Nested Parallelism
The loop wrappers documented here abstracts a hierarchical parallelism model, which allows more fine grain control on core level vs. thread and vector level parallelism and allows explicitly defined caches for tightly nested loops. These wrappers provide a simplified interface of the hierarchical parallelism in Kokkos
For an example of the nested parallel wrappers in use, see the unit test
par_for_outer
par_for_outer
abstracts the team or multicore parallelism for outer
loops. Inside the loop body, in the lambda function provided to
par_for_outer
, synchronization and memory sharing between the
threads in the single team is possible through the member_type
team
member type from Kokkos.
The bytes of scratch memory for cache needed by a single team is
specified via the scratch_size_in_bytes
, which needs be computed
using ScratchPadXD::shmem_size
.
The argument scratch_level
defines where the scratch memory should
be allocated. For CUDA GPUs, scratch_level=0
allocates the cache in
the faster by smaller shared
memory and scratch_level=1
allocates the cache in the slower but larger global
or on device RAM
memory. For CPUs, currently scratch_level
makes no difference.
Note that every thread within a team will execute code inside a
par_for_outer
but outside of the par_for_inner
.
par_for_inner
par_for_inner
abstracts the thread and vector level parallelism of
compute units within a single team or core. Work defined through a
par_for_inner
will be distributed between individual threads and
vector lanes within the team.
ScratchPadXD
Data type for memory in scratch pad/cache memory. Use
ScratchPadXD::shmem_size
, which is documented in the Kokkos
documentation
for determining scratch pad memory needs before kernel launch.
Important usage hints
In order to ensure that individual threads of a team are synchronized
always call team_member.team_barrier();
after an par_for_inner
if the following execution depends on the results of the
par_for_inner
. This pertains, for example, to filling a
ScratchPadXD
array in one par_inner_for
and using the scratch
array in the next one, see the unit
test for sample usage.
In addition, the entry to a par_for_inner
does not imply a
barrier and not all threads of a team may even enter an inner parallel
region (e.g., if there is not enough work – read indices – for all team
members). This can lead to unintended side-effects when all team member
write to common variables, see this
code
for an example.
Cmake Options
PAR_LOOP_INNER_LAYOUT
controls how the inner loop is implemented.

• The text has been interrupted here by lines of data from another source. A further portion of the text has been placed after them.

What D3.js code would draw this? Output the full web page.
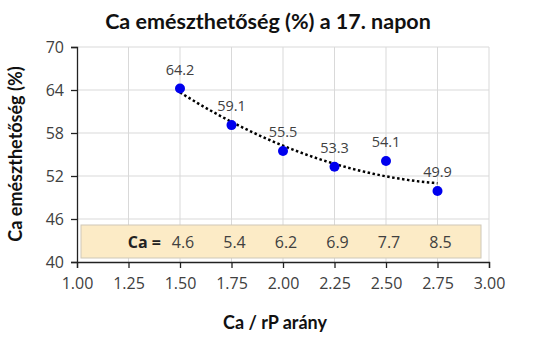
<!DOCTYPE html>
<html><head><meta charset="utf-8">
<script src="https://cdn.jsdelivr.net/npm/d3@7"></script>
<style>body{margin:0;background:#fff}</style>
</head><body>
<svg id="c" width="549" height="340"></svg>
<script>
const ratios = [1.5, 1.75, 2.0, 2.25, 2.5, 2.75];
const digest = [64.2, 59.1, 55.5, 53.3, 54.1, 49.9];
const caValues = ["4.6", "5.4", "6.2", "6.9", "7.7", "8.5"];
const xTicks = [1.0, 1.25, 1.5, 1.75, 2.0, 2.25, 2.5, 2.75, 3.0];
const yTicks = [40, 46, 52, 58, 64, 70];

const svg = d3.select("#c");
const L = 77, R = 489, T = 47, B = 262;
const x = d3.scaleLinear().domain([1, 3]).range([L, R]);
const y = d3.scaleLinear().domain([40, 70]).range([B, T]);
const font = "'Open Sans', 'Noto Sans', sans-serif";
const tfont = "Lato, 'Open Sans', sans-serif";
const tcol = "#404040";

// grid
svg.append("g").selectAll("line").data(xTicks.slice(1)).join("line")
  .attr("x1", d => x(d)).attr("x2", d => x(d)).attr("y1", T).attr("y2", B)
  .attr("stroke", "#d9d9d9").attr("stroke-width", 1);
svg.append("g").selectAll("line").data(yTicks.slice(1)).join("line")
  .attr("x1", L).attr("x2", R).attr("y1", d => y(d)).attr("y2", d => y(d))
  .attr("stroke", "#d9d9d9").attr("stroke-width", 1);

// axes
const xAxis = svg.append("g").attr("transform", `translate(0,${B})`)
  .call(d3.axisBottom(x).tickValues(xTicks).tickFormat(d3.format(".2f")).tickSizeOuter(0).tickSize(6));
const yAxis = svg.append("g").attr("transform", `translate(${L},0)`)
  .call(d3.axisLeft(y).tickValues(yTicks).tickSizeOuter(0).tickSize(6));
[xAxis, yAxis].forEach(a => {
  a.select(".domain").attr("stroke", "#222").attr("stroke-width", 1.3);
  a.selectAll(".tick line").attr("stroke", "#222").attr("stroke-width", 1.3);
  a.selectAll("text").attr("font-family", font).attr("font-size", 16).attr("fill", tcol);
});
xAxis.selectAll("text").attr("dy", "1.1em");
yAxis.selectAll("text").attr("dx", "-0.25em");

// Ca box
svg.append("rect").attr("x", 81).attr("y", 225).attr("width", 400).attr("height", 33)
  .attr("fill", "#fcebc6").attr("stroke", "#cfc8b8").attr("stroke-width", 1);
svg.append("text").attr("x", x(1.5) - 19).attr("y", 247.5).attr("text-anchor", "end")
  .attr("font-family", font).attr("font-size", 16).attr("font-weight", "bold").attr("fill", "#222")
  .text("Ca =");
svg.append("g").selectAll("text").data(caValues).join("text")
  .attr("x", (d, i) => x(ratios[i]) + 3).attr("y", 247.5).attr("text-anchor", "middle")
  .attr("font-family", font).attr("font-size", 16).attr("fill", tcol).text(d => d);

// quadratic trendline (least squares)
const mx = d3.mean(ratios);
const t = ratios.map(v => v - mx);
const mt2 = d3.mean(t, v => v * v);
const u = t.map(v => v * v - mt2);
const my = d3.mean(digest);
const b1 = d3.sum(t.map((v, i) => v * digest[i])) / d3.sum(t, v => v * v);
const b2 = d3.sum(u.map((v, i) => v * digest[i])) / d3.sum(u, v => v * v);
const fit = xv => { const tv = xv - mx; return my + b1 * tv + b2 * (tv * tv - mt2); };
const trend = d3.range(0, 61).map(k => { const xv = 1.5 + k * (1.25 / 60); return [xv, fit(xv)]; });
svg.append("path").datum(trend)
  .attr("d", d3.line().x(d => x(d[0])).y(d => y(d[1])))
  .attr("fill", "none").attr("stroke", "#000").attr("stroke-width", 2.5)
  .attr("stroke-dasharray", "2.5,2.5");

// points
svg.append("g").selectAll("circle").data(ratios).join("circle")
  .attr("cx", d => x(d)).attr("cy", (d, i) => y(digest[i])).attr("r", 5)
  .attr("fill", "#0000ee");
svg.append("g").selectAll("text").data(ratios).join("text")
  .attr("x", d => x(d)).attr("y", (d, i) => y(digest[i]) - 14).attr("text-anchor", "middle")
  .attr("font-family", font).attr("font-size", 14.5).attr("fill", tcol)
  .text((d, i) => digest[i].toFixed(1));

// titles
svg.append("text").attr("x", 268).attr("y", 29).attr("text-anchor", "middle")
  .attr("font-family", tfont).attr("font-size", 21.5).attr("font-weight", "bold").attr("fill", "#111")
  .text("Ca emészthetőség (%) a 17. napon");
svg.append("text").attr("x", 275).attr("y", 329).attr("text-anchor", "middle")
  .attr("font-family", tfont).attr("font-size", 18).attr("font-weight", "bold").attr("fill", "#111")
  .text("Ca / rP arány");
svg.append("text").attr("transform", `translate(22,154) rotate(-90)`).attr("text-anchor", "middle")
  .attr("font-family", tfont).attr("font-size", 18).attr("font-weight", "bold").attr("fill", "#111")
  .text("Ca emészthetőség (%)");
</script>
</body></html>
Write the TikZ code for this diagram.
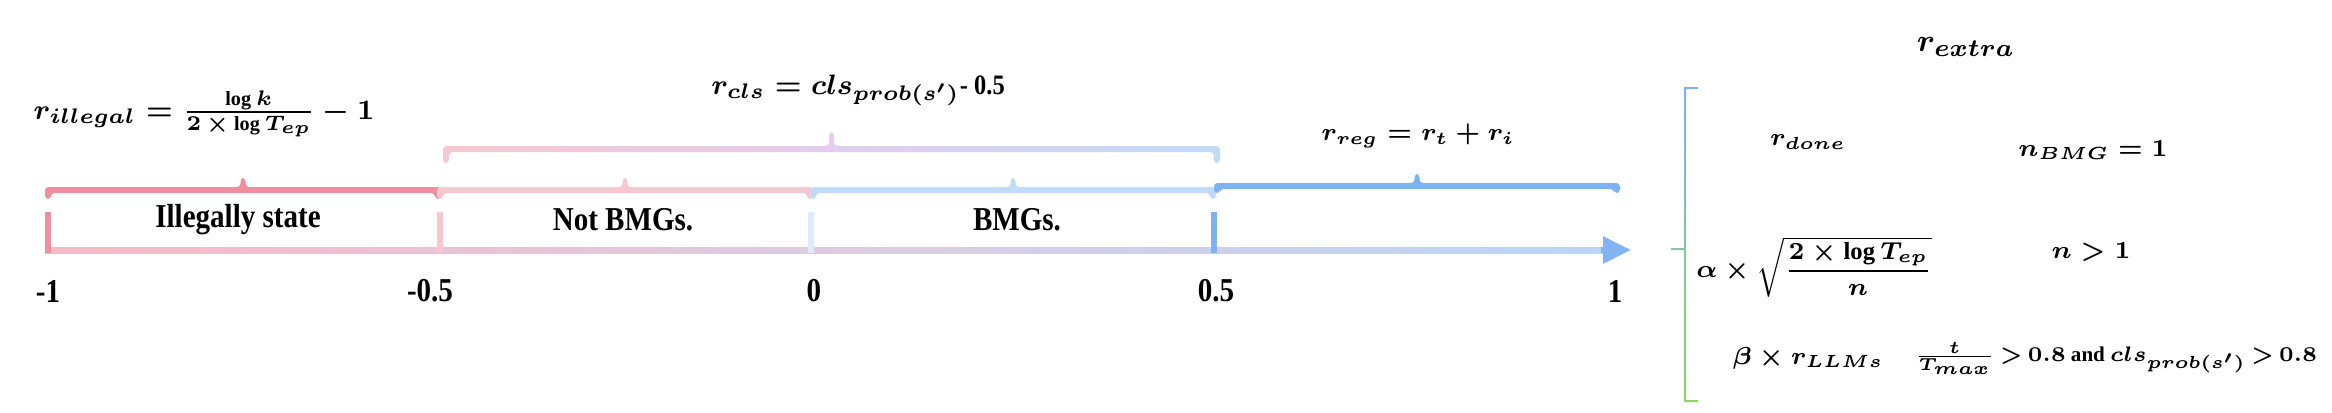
\documentclass[tikz,border=0pt]{standalone}
\usepackage{amsmath}
\usepackage{fontspec}
\setmainfont{Liberation Serif}
\newfontfamily\narrowfont{Liberation Serif}[FakeStretch=0.87]
\usepackage{xcolor}
\usetikzlibrary{arrows.meta, calc}

\definecolor{illpink}{HTML}{EF8E9E}
\definecolor{nbpink}{HTML}{F7C6CF}
\definecolor{bmgblue}{HTML}{C0DAF8}
\definecolor{regblue}{HTML}{7DB1F2}
\definecolor{clsmid}{HTML}{E4CDEE}
\definecolor{zeroblue}{HTML}{DDEBFB}
\definecolor{axpink}{HTML}{F093A3}
\definecolor{axpinkl}{HTML}{F5BAC6}
\definecolor{axmid}{HTML}{DDCCE1}
\definecolor{axbluel}{HTML}{BAD5F6}
\definecolor{axblue}{HTML}{82B3F2}
\definecolor{brtop}{HTML}{7DB1F2}
\definecolor{brmid}{HTML}{7EC7C4}
\definecolor{brbot}{HTML}{8CD65C}

\pgfdeclarehorizontalshading{axisshade}{100bp}{color(0bp)=(axpink); color(25bp)=(axpinkl);
  color(50bp)=(axmid); color(75bp)=(axbluel); color(100bp)=(axblue)}

% bracket over a range: x1, x2, y, leg, tick, shading
\newcommand{\rangebracket}[6]{%
  \shade[#6, rounded corners=1pt]
    (#1-0.03, #3-#4) -- (#1-0.03, #3+0.03)
    -- ({(#1+#2)/2-0.025}, #3+0.03) -- ({(#1+#2)/2-0.025}, #3+#5)
    -- ({(#1+#2)/2+0.025}, #3+#5) -- ({(#1+#2)/2+0.025}, #3+0.03)
    -- (#2+0.03, #3+0.03) -- (#2+0.03, #3-#4)
    -- (#2-0.03, #3-#4) -- (#2-0.03, #3-0.03)
    -- (#1+0.03, #3-0.03) -- (#1+0.03, #3-#4) -- cycle;}

\begin{document}
\begin{tikzpicture}[
  ticklab/.style={font=\narrowfont\bfseries\fontsize{9.5}{11}\selectfont},
  rangelab/.style={font=\narrowfont\bfseries\fontsize{9.5}{11}\selectfont},
  formula/.style={font=\fontsize{7}{9}\selectfont\boldmath},
  cformula/.style={font=\narrowfont\bfseries\fontsize{8}{10}\selectfont\boldmath},
  marker/.style={line width=0.06cm}
]
\useasboundingbox (0,0) rectangle (23.32,4.12);

% --- Axis ---
\coordinate (axL) at (0.45,1.62);
\coordinate (axR) at (16.31,1.62);
\shade[shading=axisshade]
  ($(axL)+(0,-0.03)$) rectangle ($(axR)+(-0.26,0.03)$);
\draw[-{Triangle[length=0.28cm, width=0.26cm]}, line width=0.06cm, axblue]
  ($(axR)+(-0.3,0)$) -- (axR);

% --- Range markers ---
\foreach \x/\c in {0.48/illpink, 4.40/nbpink, 8.11/zeroblue, 12.14/regblue}
  \draw[marker, \c] (\x,1.59) -- (\x,2.00);

% --- Tick labels ---
\foreach \x/\v [count=\i] in {0.48/-1, 4.30/-0.5, 8.14/0, 12.16/0.5, 16.15/1}
  \node[ticklab] (tick\i) at (\x,1.21) {\v};

% --- Brackets ---
\rangebracket{0.48}{4.38}{2.22}{0.09}{0.12}{left color=illpink, right color=illpink}
\rangebracket{4.40}{8.10}{2.22}{0.09}{0.12}{left color=nbpink, right color=nbpink}
\rangebracket{8.13}{12.13}{2.22}{0.09}{0.12}{left color=bmgblue, right color=bmgblue}
\rangebracket{4.46}{12.17}{2.63}{0.14}{0.17}{left color=nbpink, right color=bmgblue, middle color=clsmid}
\rangebracket{12.17}{16.17}{2.26}{0.07}{0.12}{left color=regblue, right color=regblue}

% --- Range labels ---
\node[rangelab] (illegal) at (2.38,1.92) {Illegally state};
\node[rangelab] (notbmg)  at (6.23,1.92) {Not BMGs.};
\node[rangelab] (bmg)     at (10.17,1.92) {BMGs.};

% --- Rewards on the ranges ---
\node[formula, font=\fontsize{8.2}{10}\selectfont\boldmath] (rill) at (2.04,2.98)
  {$r_{illegal} = \frac{\log k}{2\mskip3mu\times\mskip3mu\log T_{ep}} - 1$};
\node[cformula] (rcls) at (8.58,3.22) {$r_{cls} = cls_{prob(s')}$- 0.5};
\node[formula] (rreg) at (14.18,2.76) {$r_{reg} = r_t + r_i$};

% --- Extra reward ---
\node[formula, font=\fontsize{9.5}{11}\selectfont\boldmath] (rextra) at (19.66,3.65) {$r_{extra}$};
\shade[top color=brtop, middle color=brmid, bottom color=brbot]
  (16.98,3.25) -- (16.84,3.25) -- (16.84,1.64) -- (16.71,1.64) -- (16.71,1.62)
  -- (16.84,1.62) -- (16.84,0.10) -- (16.98,0.10) -- (16.98,0.12) -- (16.86,0.12)
  -- (16.86,3.23) -- (16.98,3.23) -- cycle;

\node[formula] (rdone)  at (18.08,2.70) {$r_{done}$};
\node[formula] (nbmg)   at (20.93,2.62) {$n_{BMG} = 1$};
\node[formula] (ralpha) at (18.14,1.45) {$\alpha\times\sqrt{\dfrac{2\times\log T_{ep}}{n}}$};
\node[formula] (ngt)    at (20.91,1.60) {$n > 1$};
\node[formula] (rbeta)  at (18.08,0.54) {$\beta\times r_{LLMs}$};
\node[formula, anchor=west, font=\bfseries\fontsize{6}{8}\selectfont\boldmath] (cond) at (19.02,0.54)
  {\thickmuskip=3mu\relax$\frac{t}{T_{max}} > 0.8$ and $cls_{prob(s')} > 0.8$};

\end{tikzpicture}
\end{document}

PAR_LOOP_INNER_LAYOUT=TVR_INNER_LOOP
uses the Kokkos
TeamVectorRange
, which merges TeamThreadRange
and
ThreadVectorRange
into one loop, to distribute work between threads.
PAR_LOOP_INNER_LAYOUT=TVR_INNER_LOOP
is the only option supported
for CUDA since the Kokkos loops are required for parallelization on
GPUs.
PAR_LOOP_INNER_LAYOUT=SIMDFOR_INNER_LOOP
uses a for
loop with a
#pragma omp simd
to vectorize the loop, which typically gives better
vectorization loops than PAR_LOOP_INNER_LAYOUT=TVR_INNER_LOOP
on
CPUs and so is the default on CPUs.